The numbers tell you why most cybersecurity press releases fail before a reporter finishes the first paragraph. Security journalists at major outlets receive a heavy volume of vendor pitches every week, and the share that turns into coverage is small, because most of those pitches read like a product datasheet stapled to a threat report. The writing assumes the reader already cares about the protocol, the CVE, the acronym. The reporter does not, yet, and the release never gives them a reason to start.
That gap is the opportunity. Cybersecurity is one of the few beats where the stakes are genuinely high and the storytelling is genuinely bad, which means a release that translates technical significance into human consequence stands out by a wide margin. The rules below are about making that translation. A strong cybersecurity press release does not dumb the topic down; it earns the reporter’s attention with the stakes first and rewards their interest with the technical depth second. Here are the five rules that get the breach, the launch, or the research actually covered.
Rule one: lead with the consequence, not the technology
The fatal opening is the one that starts with your technology. “Company X today announced its next-generation AI-driven threat detection platform” tells the reader nothing about why it matters, and a busy reporter stops reading. The opening has to answer the only question that earns the next sentence: who is affected, and what happens to them.

Flip the structure. Lead with the consequence and let the technology follow as the explanation. If your research found a flaw, open with what an attacker could do with it and to whom, then explain the mechanism. If you launched a product, open with the specific failure it prevents and the cost of that failure, then describe how it works. The reporter needs to understand why their readers should care before they will invest attention in how your cybersecurity press release says you solved it. Consequence first, mechanism second, every time.
Rule two: write for the reporter, not for the SOC
The single most common error is writing the release for someone who already lives in security operations. That reader does not need your release; they already know the territory. The reader who matters is the reporter translating your news for a general business audience, and they need plain language, clear significance, and a quotable line they can lift without a follow-up call.
That does not mean stripping out the substance. It means layering it. The release itself states the significance in language a smart non-specialist understands, and the deep technical detail lives in a linked briefing, whitepaper, or research disclosure for the reporters and analysts who want to go deeper. Give the generalist a story they can run and the specialist a door they can open. A cybersecurity press release that forces every reader through the technical weeds loses the generalist reporter who would have given you the broadest coverage.

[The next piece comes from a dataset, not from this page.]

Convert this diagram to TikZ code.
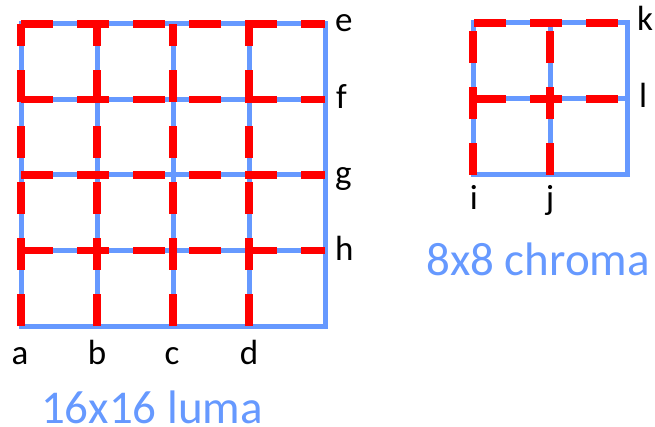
\documentclass[tikz,border=0pt]{standalone}
\usepackage{fontspec}
\setmainfont{Carlito}
\definecolor{gridblue}{HTML}{6699FF}
\definecolor{gridred}{HTML}{FF0000}
\begin{document}
\begin{tikzpicture}[x=1pt,y=-1pt,
  blueline/.style={draw=gridblue,line width=5pt,line cap=rect},
  redline/.style={draw=gridred,line width=7.5pt,dash pattern=on 32pt off 24pt},
  lbl/.style={inner sep=0pt,font=\fontsize{35}{37}\selectfont,anchor=base},
  title/.style={inner sep=0pt,font=\fontsize{47}{50}\selectfont,text=gridblue,anchor=base}]
\useasboundingbox (0,0) rectangle (655,427);
% left grid (blue)
\foreach \x in {21,97,173,249,325} \draw[blueline] (\x,24) -- (\x,326);
\foreach \y in {24,99.5,175,250.5,326} \draw[blueline] (21,\y) -- (325,\y);
% left grid (red)
\foreach \y in {24,99.5,175,250.5} \draw[redline] (21,\y) -- (325,\y);
\foreach \x in {21,97,173,249} \draw[redline] (\x,326) -- (\x,24);
% right grid (blue)
\foreach \x in {473,550,627} \draw[blueline] (\x,23) -- (\x,175);
\foreach \y in {23,99,175} \draw[blueline] (473,\y) -- (627,\y);
% right grid (red)
\foreach \y in {23,99} \draw[redline] (474,\y) -- (627,\y);
\foreach \x in {473,550} \draw[redline] (\x,175) -- (\x,23);
% labels
\node[lbl,anchor=base west] (le) at (335,32) {e};
\node[lbl,anchor=base west] (lf) at (336,109) {f};
\node[lbl,anchor=base west] (lg) at (335,185) {g};
\node[lbl,anchor=base west] (lh) at (335,261) {h};
\node[lbl] (la) at (20,364) {a};
\node[lbl] (lb) at (97,364) {b};
\node[lbl] (lc) at (172,364) {c};
\node[lbl] (ld) at (249,364) {d};
\node[lbl,anchor=base west] (lk) at (637,31) {k};
\node[lbl,anchor=base west] (ll) at (639,108) {l};
\node[lbl] (li) at (474,210) {i};
\node[lbl] (lj) at (550,210) {j};
\node[title] (luma) at (152,423) {16x16 luma};
\node[title] (chroma) at (538,276) {8x8 chroma};
\end{tikzpicture}
\end{document}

Rule three: handle incident disclosures as crisis comms, not marketing

A breach disclosure is a different animal from a product announcement, and treating it like marketing is how companies turn a bad day into a worse week. The model worth studying is how the strongest firms communicate during a live incident. When CrowdStrike’s faulty update triggered a massive global IT outage on July 19, 2024, the company’s public communication moved fast, stated plainly what had happened, and avoided spin, which is the template even though the event itself was a crisis. Speed, plain language, and no minimizing.
The instinct to soften a breach with vague phrasing (“a security event involving certain systems”) reads as evasion and invites harder reporting. A disclosure that states what happened, what data was involved, what the company is doing, and what affected people should do earns more trust than any amount of careful hedging. Coordinate with counsel and incident response before anything goes out, because the legal stakes are real. But within those constraints, clarity beats caution. Reporters punish evasion and reward candor, and your customers do the same.
Rule four: make the significance concrete
Security writing drowns in abstraction. “Sophisticated threat actors leveraging advanced persistent techniques” says nothing a reader can picture. Concrete detail is what makes a story land and what makes a reporter trust that you actually know something. Numbers, named categories of victim, real-world scenarios, specific costs.
Instead of “this vulnerability could have serious consequences,” say what an attacker could access, how many systems were exposed, and what the realistic outcome would be. Instead of “our platform improves detection,” state the measurable difference, the time-to-detection you cut, the class of attack you catch that the prior tool missed. The same rule applies to research disclosures: the finding is only as compelling as the specificity of what it enables. Concreteness is also what protects your credibility, because vague claims invite skepticism while specific, verifiable ones invite coverage.
Rule five: give them a human and a visual
Security stories are hard to illustrate, which is a quiet reason many of them die in the editorial queue. A release that arrives with a named expert available to interview and a usable visual, a diagram of the attack chain, a chart of the trend, removes two of the silent obstacles to publication. Reporters covering complex topics need a human voice to quote and an image to run, and the release that supplies both is easier to publish than the one that supplies neither.
Offer a specific person, with a name and a title, who can speak to the news on deadline, and make sure that person can explain the significance in plain language rather than retreating into jargon. Pair them with one clean visual that makes the abstract concrete. A cybersecurity press release that hands a reporter a quotable expert, a clear consequence, and a usable image is doing the reporter’s job for them, and the reporter who finds their job already half done is the reporter who runs your story. The stakes in this beat are real. Write like they are, and the coverage follows.